Flying into Santa Barbara the afternoon of Dec. 10, I spotted an impressive plume of smoke rising from the Thomas fire near Carpinteria.
I leaned over to the window and took our Page One photo with my iPhone.
What I did not realize at the time was that I had witnessed a meteorological event known as a pyrocumulus cloud — a storm cloud created by the fire below.
Talking to fire experts, I learned that about the same time I took my photo, satellite images, photographers and experts like Ventura County Fire Capt. Kevin Riley were also documenting the pyrocumulus event.
The next question is whether my photo is further evidence of global warming.
John Mecklin, editor of the Bulletin of Atomic Scientists, believes that’s likely the case. He posted my photo on the Bulletin web site with the title “this is what climate change looks like.”
In an email exchange, he wrote that “climate modeling suggests that as the Earth warms, weather extremes will be exacerbated. This will mean that rain events will be exaggerated and droughts will be longer and harsher in some areas; in some of those areas, extended droughts and higher temperatures could help intensify wildfire.”
He also added a note of caution. “But many different factors play into the Thomas Fire being so large, and it’s always difficult to tie one extreme event — whether a hurricane or a drought or a wildfire — directly to climate change.”
UC Santa Barbara Professor John Bowers, who heads UCSB’s Institute of Energy Efficiency, has been thinking about the human impact as we all scurry to secure safe quarters and find N-95 masks.
“Climate change is clearly intensifying hurricanes, storms and fires. Our lives are changing as a result,” he wrote me in an email.
Michael Fromm, a meteorologist at the Naval Research Lab in Washington, D.C. didn’t offer a view on the climate change issue. But he said the Navy has been starting to count fire plumes and has been “surprised at how frequently they occur.” The Navy wants to know how fire plumes might impact a battlefield environment and has an interest in forecasting them, he said.
One of the things you learn quickly as a small business owner is that you don’t really ever get a vacation. It has become a rather unfunny joke at the Business Times that big fires always happen when I am out of town and the Thomas fire broke out when I was in Florida celebrating my mom’s 90th birthday.
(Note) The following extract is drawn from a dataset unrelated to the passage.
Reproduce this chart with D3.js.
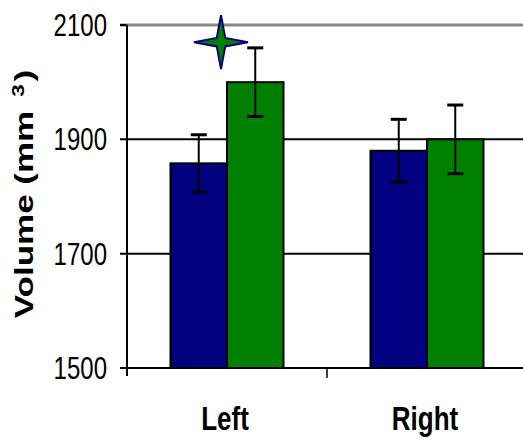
<!DOCTYPE html>
<html>
<head>
<meta charset="utf-8">
<script src="https://cdn.jsdelivr.net/npm/d3@7"></script>
<style>
  body { margin: 0; background: #fff; }
  svg { display: block; }
</style>
</head>
<body>
<svg id="chart" width="523" height="439"></svg>
<script>
// data
const categories = ['Left', 'Right'];
const series = ['A', 'B'];
const means = [[1858, 2000], [1880, 1900]];
const errors = [[50, 60], [55, 60]];
const yTicks = [1500, 1700, 1900, 2100];
const starPoint = { category: 'Left', value: 2070 };

const colors = ['#000080', '#008000'];

const svg = d3.select('#chart');

const plotL = 127, plotR = 527, plotT = 25, plotB = 368;

let y = d3.scaleLinear().domain([1500, 2100]).range([plotB, plotT]);
let x = d3.scaleBand().domain(categories).range([plotL, plotR]).padding(0);
let xs = d3.scaleBand().domain(series).range([0, x.bandwidth()]).paddingInner(0).paddingOuter(0.77);

// gridlines + left ticks
svg.append('g').selectAll('line')
  .data(yTicks.filter(d => d > 1500))
  .enter().append('line')
  .attr('x1', plotL - 7).attr('x2', 523)
  .attr('y1', d => y(d)).attr('y2', d => y(d))
  .attr('stroke', d => d === 2100 ? '#888' : '#000')
  .attr('stroke-width', d => d === 2100 ? 3 : 2);

// left tick of the top line is black
svg.append('line')
  .attr('x1', plotL - 7).attr('x2', plotL)
  .attr('y1', y(2100)).attr('y2', y(2100))
  .attr('stroke', '#000').attr('stroke-width', 2);

// tick labels
svg.append('g').selectAll('text')
  .data(yTicks)
  .enter().append('text')
  .attr('transform', d => 'translate(107,' + y(d) + ') scale(1,1.27)')
  .attr('text-anchor', 'end')
  .attr('dy', '0.36em')
  .attr('font-family', 'Liberation Sans, Arial, sans-serif')
  .attr('font-size', 24)
  .attr('fill', '#000')
  .text(d => d);

// bars
const groups = svg.append('g').selectAll('g')
  .data(categories)
  .enter().append('g')
  .attr('transform', d => 'translate(' + x(d) + ',0)');

groups.selectAll('rect')
  .data((d, i) => means[i].map((v, j) => ({ s: series[j], v: v, e: errors[i][j], j: j })))
  .enter().append('rect')
  .attr('x', d => xs(d.s))
  .attr('y', d => y(d.v))
  .attr('width', xs.bandwidth())
  .attr('height', d => y(1500) - y(d.v))
  .attr('fill', d => colors[d.j])
  .attr('stroke', '#000')
  .attr('stroke-width', 2);

// error bars
const eb = groups.selectAll('g.err')
  .data((d, i) => means[i].map((v, j) => ({ s: series[j], v: v, e: errors[i][j] })))
  .enter().append('g').attr('class', 'err');

eb.append('line')
  .attr('x1', d => xs(d.s) + xs.bandwidth() / 2)
  .attr('x2', d => xs(d.s) + xs.bandwidth() / 2)
  .attr('y1', d => y(d.v + d.e)).attr('y2', d => y(d.v - d.e))
  .attr('stroke', '#000').attr('stroke-width', 2);

eb.selectAll('line.cap')
  .data(d => [d.v + d.e, d.v - d.e].map(val => ({ s: d.s, val: val })))
  .enter().append('line').attr('class', 'cap')
  .attr('x1', d => xs(d.s) + xs.bandwidth() / 2 - 8)
  .attr('x2', d => xs(d.s) + xs.bandwidth() / 2 + 8)
  .attr('y1', d => y(d.val)).attr('y2', d => y(d.val))
  .attr('stroke', '#000').attr('stroke-width', 3);

// axes lines
svg.append('line')
  .attr('x1', plotL).attr('x2', plotL)
  .attr('y1', plotT).attr('y2', plotB + 8)
  .attr('stroke', '#000').attr('stroke-width', 2);
svg.append('line')
  .attr('x1', plotL - 7).attr('x2', 523)
  .attr('y1', plotB).attr('y2', plotB)
  .attr('stroke', '#000').attr('stroke-width', 2);
svg.append('line')
  .attr('x1', x('Right')).attr('x2', x('Right'))
  .attr('y1', plotB).attr('y2', plotB + 10)
  .attr('stroke', '#000').attr('stroke-width', 1.5);

// category labels
svg.append('g').selectAll('text')
  .data(categories)
  .enter().append('text')
  .attr('transform', d => 'translate(' + (x(d) + x.bandwidth() / 2 - 2) + ',430) scale(1,1.25)')
  .attr('text-anchor', 'middle')
  .attr('font-family', 'Liberation Sans, Arial, sans-serif')
  .attr('font-weight', 'bold')
  .attr('font-size', 26)
  .attr('fill', '#000')
  .text(d => d);

// star marker
let star = [];
for (let k = 0; k < 8; k++) {
  let r = k % 2 === 0 ? 27 : 6;
  let a = k * Math.PI / 4;
  star.push([r * Math.sin(a), -r * Math.cos(a)]);
}
svg.append('path')
  .attr('d', d3.line()(star) + 'Z')
  .attr('transform', 'translate(' + (x(starPoint.category) + x.bandwidth() / 2 - 6) + ',' + y(starPoint.value) + ')')
  .attr('fill', '#008000')
  .attr('stroke', '#000080')
  .attr('stroke-width', 2)
  .attr('stroke-linejoin', 'miter');

// y title
const title = svg.append('text')
  .attr('transform', 'translate(33,194) scale(1,1.4) rotate(-90)')
  .attr('text-anchor', 'middle')
  .attr('font-family', 'Liberation Sans, Arial, sans-serif')
  .attr('font-weight', 'bold')
  .attr('font-size', 25)
  .attr('fill', '#000');
title.append('tspan').text('Volume (mm');
title.append('tspan').attr('dx', 10).attr('dy', -9).attr('font-size', 16).text('3');
title.append('tspan').attr('dx', 2).attr('dy', 9).text(')');
</script>
</body>
</html>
I was flying back to the Central Coast when I shot the photo and I have wondered since how climate change will affect our business — with more severe fires, more fierce rain events and also more demand for news from our audience.
One person who is convinced that’s the case is Michael Bloomberg, the former New York mayor and financial news mogul who on Dec. 12 got 237 large corporations, including some oil companies, to sign on to an agreement to disclose more financial information related to climate issues.
His task force wants to encourage companies to quantify climate risks so investors will be able to understand challenges and take advantage of opportunities.
Speaking in Ventura after surveying the Thomas fire damage, Gov. Jerry Brown pointed out how unusual it was to be fighting fires at Christmas.
Fast moving fires that destroy property and kill people are “an example of what we can expect in the very near future.”
Scott Bachmeier, a researcher at the University of Wisconsin Cooperative Institute for Meteorological Satellite Studies, gets the last word. Whether for human reasons or natural reasons or both, he said via email, the earth is warming.
“During such warm phases, there will be regions that suffer through more extreme and prolonged droughts, and abnormal wildfire activity — and, unfortunately, California has been hit hard with both.”